Every week Cole Patterson will break down the performance of the New York Jets tight ends. Here is his take on week one.
Grading Scale: Tight end is an interesting position to grade out, given that they are responsible for both receiving and blocking. As receivers in this offense, tight ends will be asked to line up anywhere from slot, to split end, to flanker and be responsible for the entire route tree. As blockers in the offense, they will be assigned delayed releases, one-on-one blocks, or simply to chip a pass rusher. With these roles in mind, it is difficult to create a complex grading scale based on YPC or blocking, as the play may conclude before the tight end’s true role on the play is clear. All of that is to say, because the tight end position is so enigmatic, a simple letter based grading scale is best employed.
- A = Entirely positive impact
- B = Consistent positive impact, few minor mistakes
- C = Equal level of positive and negative impact, average, or made no impact plays whatsoever
- D = Mostly negative impact, with room for improvement
- F = Entirely negative impact
Jeff Cumberland – 4 receptions (5 targets), 50 yards, 55 snaps
Cumberland had an all around solid performance in the season opener and validated the contract he signed to return to the New York Jets. Cumberland was targeted five times and hauled in four of them. On Cumberland’s first target, the Jets ran a play fake. He chipped an edge rusher and quickly released into the flat. He caught the ball behind the line of scrimmage and turned up field for a six yard gain. On Cumberland’s second reception, he lined up tight to the right of Breno Giacomini on a third and 21. He and Willie Colon (after Giacomini was badly beaten) held off Kahlil Mack while the play developed. With nobody open, Cumberland slipped out on a delayed release. He (again) showed off his wheels, adding nine yards after the catch and making Nick Folk’s life much easier. Cumberland’s third reception was his best of the day. He motioned to the right side of the formation on second and six at the Oakland 29. This time he shot right up the seam, splitting Tyvon Branch and (a grossly overmatched) Justin Tuck, hauled in the pass, and took the ball right down to the three yard line.
Cumberland’s biggest mistake of the night, however, is what one probably remembers best. On a first and ten on the Jets 44 the Jets came out in a three tight end look. Cumberland ran the same seam route from earlier on the other side of the formation, again splitting the defenders. This time, however, Cumberland misjudged a ball the Geno Smith threw with the expectation that his tight end would run through the route. Instead, Cumberland got completely turned around three quarters of the way through the route and could not haul in a pass that would have put them deep in Raiders territory.
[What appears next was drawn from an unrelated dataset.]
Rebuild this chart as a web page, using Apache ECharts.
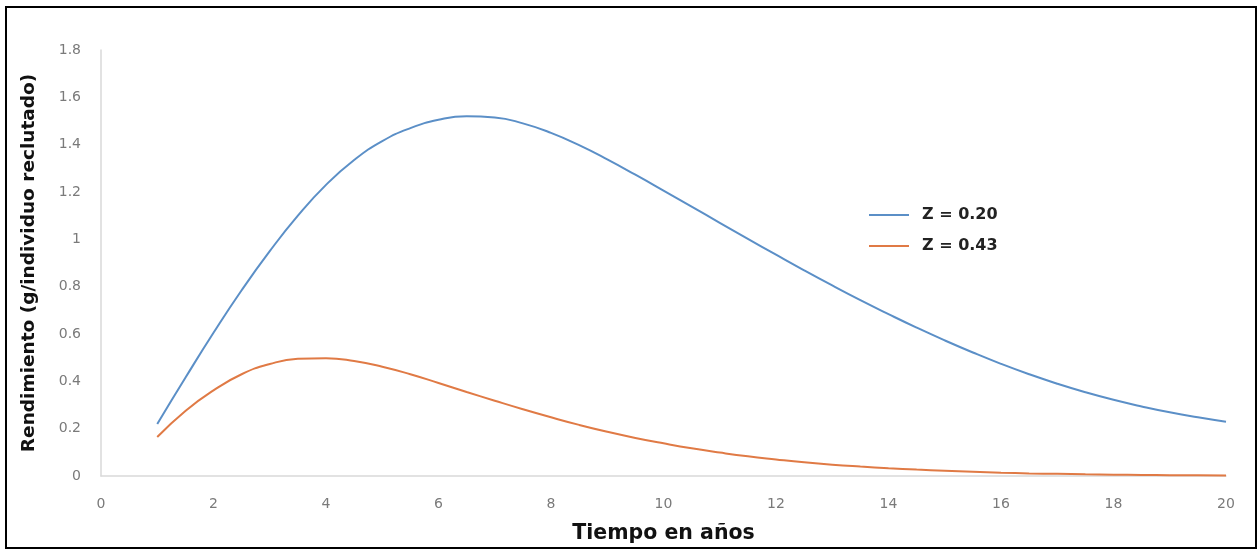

Finally, as a blocker, Cumberland was hot and cold. Cumberland allowed one sack and three run stuffs (including the Smith fumble). However, there were a few plays where he drove his man clear out of the play and even pancaked Tuck at one point.
Jace Amaro – 2 receptions (4 targets), 7 yards, 21 snaps
Amaro’s regular season debut as a pass catcher was not one to write home about. He caught only 50% of his targets and only saw the field for 21 snaps. However, it is understandable that the coaching staff would want to ease him into an expanded role.Amaro continued to build off his strong preseason as a blocker in both the running and passing games. He made numerous down field blocks and stonewalled a pass rusher on one play.
Expect his role to increase as the season moves on.
Zach Sudfeld – 7 snaps
Sudfeld only saw the field for a handful of snaps (7). He made no impact on these plays aside from occupying defenders in the passing game.
Notes and Conclusions
The Jets used a few three tight end sets, as expected. With Decker as the primary receiver and Cumberland, Amaro, and Sudfeld in the game the team presents a serious size mismatch to the opponents. Look for the Jets to go back to this strategy in the red zone often.
As we at TOJ have been expecting all offseason, Cumberland and Amaro saw more snaps than the game-plan irrelevant fourth and fifth receivers. One interesting note is that Cumberland saw 55 snaps (79%) while Kerley saw only 45 (64%). This, however, may have been game plan specific as to take advantage of the Raiders small(ish) linebackers.